THE POLITICS OF AMERICAN DISCONTENT

How a New Party Can Make Democracy Work Again

by Gordon S. Black & Benjamin D. Black

Pub Date: May 2nd, 1994
ISBN: 0-471-59853-4
Publisher: Wiley

An incomplete, if sometimes stimulating, analysis of discontent in the electorate and the prospects for a new centrist political party. The authors, both political pollsters (one of Gordon Black's 1992 clients was independent presidential candidate H. Ross Perot), argue persuasively that growing frustration with democracy is rooted in declining political competition for seats in Congress and state legialatures as a result of our system's structuring to support incumbents.
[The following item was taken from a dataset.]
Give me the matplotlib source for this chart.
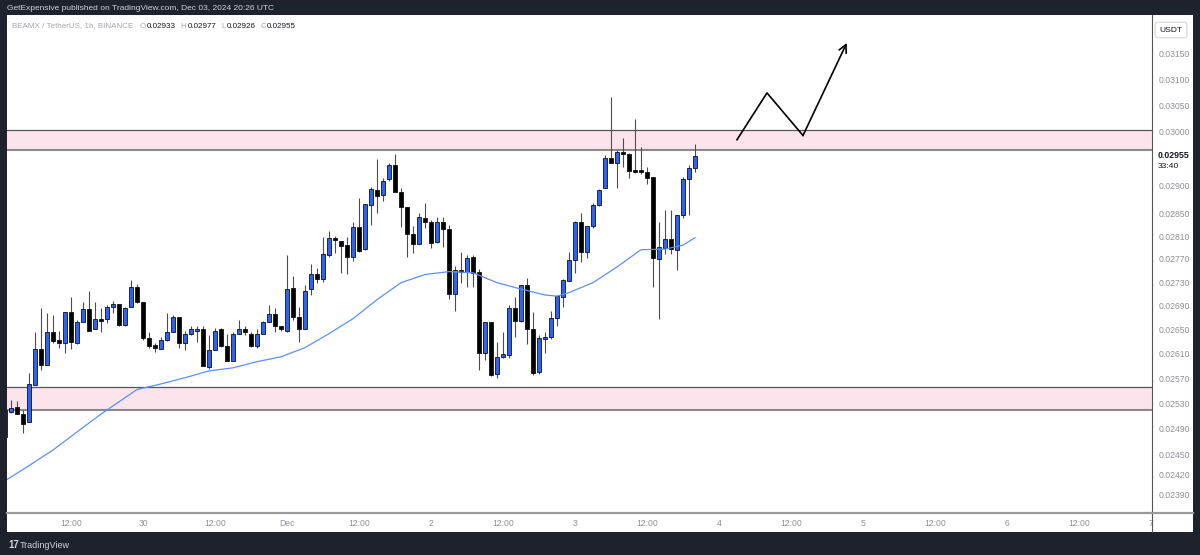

Among the examples the authors offer of such anticompetitive elements are gerrymandering, PAC funding, and incumbents' abuse of franking privileges. The authors go on to describe how legislators ignore the general good in favor of special interest groups. Unconvincingly rebutting arguments that the two-party gridlock could be broken by proportional representation, which awards seats to any number of parties based on the percentage of the vote each group wins, they note that Great Britain, with a ``winner takes all'' system similar to ours, supports three parties. They fail to note, however, that Great Britain is the exception rather than the rule; the trend in western democracies is toward proportional representation. The authors draw on polling data, illustrated by numerous charts, to contend that centrist Perot supporters were more committed than his rivals' backers to reform of political institutions and of programs like education and welfare. A new centrist party, they say, could adopt dissidents' calls for term limits, fiscal responsibility, and modified tax increases. The authors themselves split on whether Perot will turn his organization, United We Stand, America, into such a political party. The authors' pragmatism, driven by polls rather than ideas, makes their efforts to address welfare and education reform rather vague. Some Perot supporters and other centrist dissidents may find this book useful, but it is hardly a convincing argument that a three-party system is the solution to our electoral problems.